Kallos has said that in making the film he was aiming to explore “the experience of living in fracture, of being displaced culturally and spiritually, of being a product of this postcolonial era.” With The Harvesters, he has achieved his goal and given us an insightful portrait of contemporary male Afrikaaner identity.

Notable mentions include director Gustav Möller’s The Guilty (Denmark, 2018), a riveting thriller that unfolds in real time and rearranges our assumptions of good and evil with nothing more than a single actor and a disembodied voice. Set in a dreary police emergency call center, the film features Asgar (an adroit Jakob Cedergren) as a moody officer demoted to desk duty as a reprimand for some infraction that is never spelled out. He’s judgmental and often dismissive of those asking for help. “It’s your own fault, isn’t it?” he tells a drunk caller. He quickly snaps to attention when a tearful woman named Iben (Jessica Dinnage) calls and insinuates that she’s been kidnapped. As the nightmare begins to unfold against a racing clock, we are drawn ever deeper into Asgar’s interpretation of what is happening. The sound of the rain, a woman’s childish voice, and the prying close-ups of a tight-lipped Asgar holds the tension until the very last moment.

Cedergren won the festival’s Best Actor award.

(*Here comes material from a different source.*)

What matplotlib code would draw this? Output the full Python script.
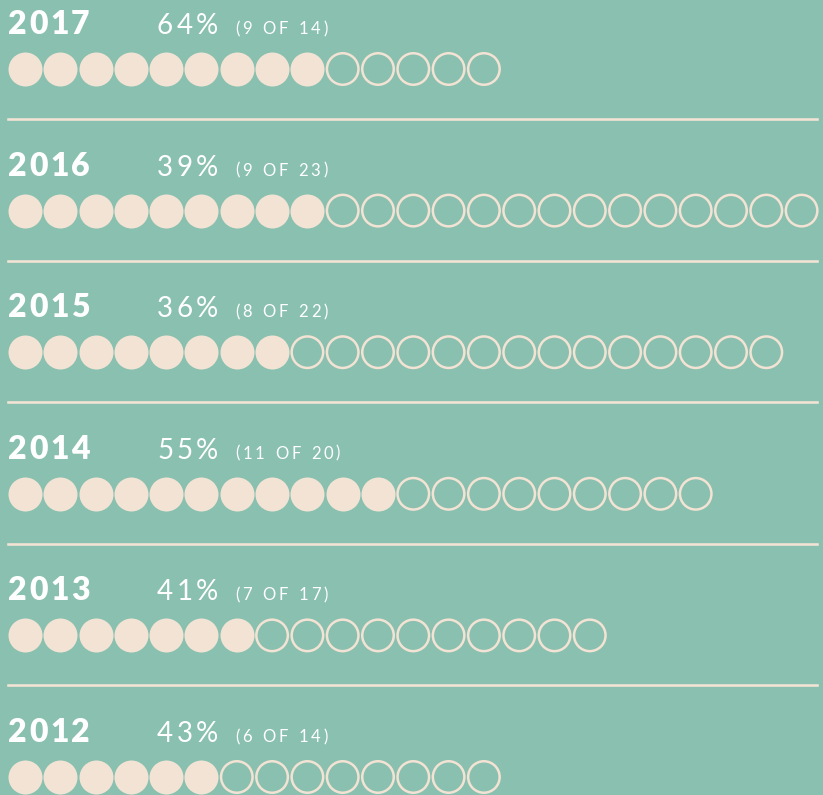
import matplotlib.pyplot as plt
from matplotlib.lines import Line2D

# data
years = ['2017', '2016', '2015', '2014', '2013', '2012']
filled = [9, 9, 8, 11, 7, 6]
totals = [14, 23, 22, 20, 17, 14]

bg = '#8ac0af'
cream = '#f3e3d4'

W, H = 823, 795
fig = plt.figure(figsize=(W / 100, H / 100), dpi=100, facecolor=bg)
ax = fig.add_axes([0, 0, 1, 1])
ax.set_xlim(0, W)
ax.set_ylim(H, 0)
ax.axis('off')
ax.set_facecolor(bg)
renderer = fig.canvas.get_renderer()


def tracked(x, y, s, gap, **kw):
    # draw text char by char with extra letter spacing (in pixels)
    for ch in s:
        t = ax.text(x, y, ch, va='baseline', ha='left', **kw)
        w = t.get_window_extent(renderer).width
        x += w + gap
    return x


row_gap = 141.6
step = 35.3
px = 72 / 100  # pixel -> point

for i, (yr, n, tot) in enumerate(zip(years, filled, totals)):
    y0 = 23 + i * row_gap
    pct = round(100 * n / tot)
    base = y0 + 11
    tracked(8, base, yr, 2.5, color='white', fontsize=23, fontweight='heavy', family='Lato')
    tracked(157, base, f'{pct}%', 3.5, color='white', fontsize=20, fontweight='normal',
            family='Lato')
    tracked(235, base, f'({n} OF {tot})', 3, color='white', fontsize=12,
            fontweight='normal', family='Lato')

    cy = y0 + 46
    xs = [25 + k * step for k in range(tot)]
    ax.scatter(xs[:n], [cy] * n, s=(34 * px) ** 2, color=cream, linewidths=0, zorder=3)
    ax.scatter(xs[n:], [cy] * (tot - n), s=(31.5 * px) ** 2, facecolors='none',
               edgecolors=cream, linewidths=2.5 * px, zorder=3)

    if i < len(years) - 1:
        ly = y0 + 96
        ax.add_line(Line2D([8, 817], [ly, ly], color=cream, lw=2.6 * px))

fig.savefig('out.png', dpi=100, facecolor=bg)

The biopic Mapplethorpe (US, 2018) chronicles the life of queer photographer Robert Mapplethorpe, one of the most provocative artists of the late 20th century. It is the first narrative feature by the documentary filmmaker Ondi Timoner, and she plays by the classic drama rules. The film starts in the late 1960s when Mapplethorpe was an art student at Pratt in New York and then proceeds in linear fashion: his friendship with Patti Smith (Marianne Rendón) and the move to the Chelsea Hotel, his discovery of photography, a sexual awakening, breaking into the art world, and ending with his death from AIDS-related causes at the age of 42, in 1989. British actor Matt Smith gives an assured performance of Mapplethorpe as a seductive enfant terrible, both selfish and mischievous. And there is good use of archival footage to help recreate the feel of New York in the 1970s and ’80s. However, the most intriguing element of the work is Mapplethrope’s original photos, which are intercut into the film: images of male genitalia, S&M bondage, homoerotic portraits, and his famous flowers, all show his mastery of the art of photography and how aesthetically transgressive he was. Those familiar with his work won’t learn anything new, but for the uninitiated it will serve as an eye-opener.

While this year’s festival broke no new ground, there were enough solid works to satisfy its devoted audience.